We are seeing that illusion play out now in New York City, where Zohran Mamdani — an open socialist — has won a major political victory. The same ideology that once hid behind euphemisms now campaigns openly throughout America’s once-great cities. And for many who feel left behind, it sounds like salvation.

But what socialism calls fairness is submission dressed as virtue. What it calls order is obedience. Once the system begins to replace personal responsibility with collective dependence, the erosion of liberty is only a matter of time.

The bridge that never ends

Socialism is not a destination; it is a bridge. Karl Marx described it as the necessary transition to communism — the scaffolding that builds the total state. Under socialism, people are taught to obey. Under communism, they forget that any other options exist.

History tells the story clearly. Russia, China, Cambodia, Cuba — each promised equality and delivered misery. One hundred million lives were lost, not because socialism failed, but because it succeeded at what it was designed to do: make the state supreme and the individual expendable.

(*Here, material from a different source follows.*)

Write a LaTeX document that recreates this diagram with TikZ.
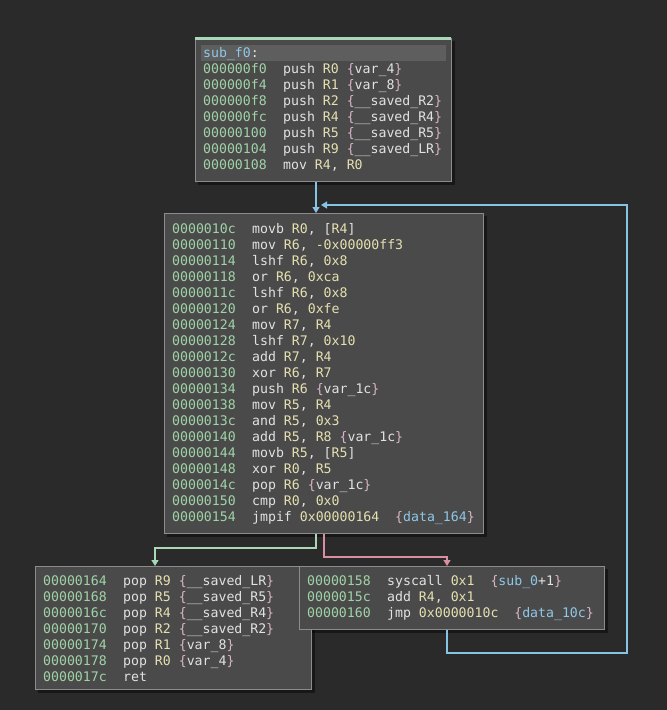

Today’s advocates insist their version will be different — democratic, modern, and kind. They often cite Sweden as an example, but Sweden’s prosperity was never born of socialism. It grew out of capitalism, self-reliance, and a shared moral culture. Now that system is cracking under the weight of bureaucracy and division.

ANGELA WEISS / Contributor | Getty Images

The real issue is not economic but moral. Socialism begins with a lie about human nature — that people exist for the collective and that the collective knows better than the individual.

This lie is contrary to the truths on which America was founded — that rights come not from government’s authority, but from God’s. Once government replaces that authority, compassion becomes control, and freedom becomes permission.

What young America deserves

Young Americans have many reasons to be frustrated. They were told to study, work hard, and follow the rules — and many did, only to find the goalposts moved again and again. But tearing down the entire house does not make it fairer; it only leaves everyone standing in the rubble.

Capitalism is not a perfect system. It is flawed because people are flawed, but it remains the only system that rewards creativity and effort rather than punishing them. The answer is not revolution but renewal — moral, cultural, and spiritual.

It means restoring honesty to markets, integrity to government, and faith to the heart of our nation. A people who forsake God will always turn to government for salvation, and that road always ends in dependency and decay.

Freedom demands something of us. It requires faith, discipline, and courage. It expects citizens to govern themselves before others govern them. That is the truth this generation deserves to hear again — that liberty is not a gift from the state but a calling from God.

Socialism always begins with promises and ends with permission. It tells you what to drive, what to say, what to believe, all in the name of fairness. But real fairness is not everyone sharing the same chains — it is everyone having the same chance.

The American dream was never about guarantees. It was about the right to try, to fail, and try again. That freedom built the most prosperous nation in history, and it can do so again if we remember that liberty is not a handout but a duty.

Socialism does not offer salvation. It requires subservience.